Every school in the ACC has had a 1,000-yard receiver. Every school in the ACC has had a 1,000-yard rusher.
But it is a different story when it comes to 3,000-yard passers. There remains one school that has never hit that mark: Virginia.
Matt Schaub holds the best single-season passing record, throwing for 2,976 yards in 2002 to lead the ACC. He came close again in 2003, throwing for 2,952 yards. Last year, Matt Johns threw for 2,810 yards, the closest anyone at Virginia has come to the 3,000-yard mark since Schaub.
What are the prospects to finally get a player in the 3,000-yard club this season? When we went through our projections for potential 3,000-yard passers earlier this week, Virginia did not have anyone make the list.
There are a few reasons, besides the history. For one, Johns returns but whether he remains the starting quarterback is up in the air. East Carolina transfer Kurt Benkert will provide competition, along with Conner Brewer.
Second, Virginia loses top receiver Canaan Severin. The top returning receiver would be Keeon Johnson, who had 13 catches for 173 yards last season. Andre Levrone missed nearly all of 2015 with an injury but is expected back for 2016, and Doni Dowling could emerge as a threat, too. But for now, this group remains vastly unproven. Remember, its leader in receptions a year ago was running back Taquan Mizzell, who also finished second in receiving yards.
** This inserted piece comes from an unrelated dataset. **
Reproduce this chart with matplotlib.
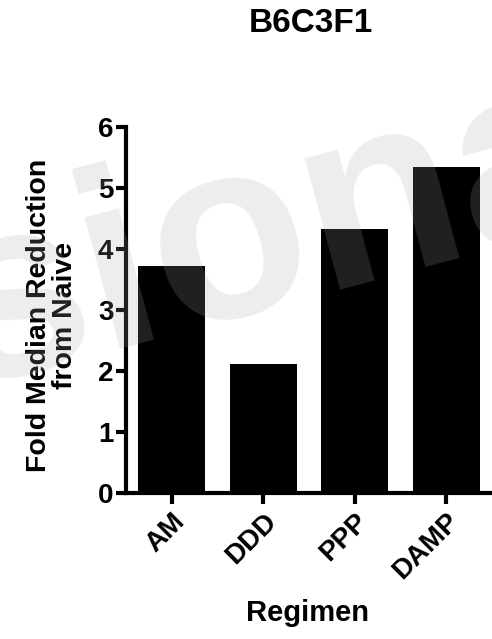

The last time Virginia had a 1,000-yard receiver was in 2001. Since Isaiah Ford gave Virginia Tech its first ever 1,000-yard receiver last year, Virginia now has the longest streak between 1,000-yard receivers in the ACC. Only four teams in the league have not had at least one 1,000-yard wideout since 2010: Louisville, NC State and Georgia Tech, along with UVa.
But there should be reason for optimism. Bronco Mendenhall and his staff bring a different offensive scheme that has placed a heavy emphasis on the quarterback. During his BYU career, Mendenhall had six 3,000-yard passers, including Tanner Mangum last year.
It might not happen in 2016, but given the new staff and the way offenses have taken center stage, chances are Virginia finally gets a 3,000-yard passer in the Mendenhall era.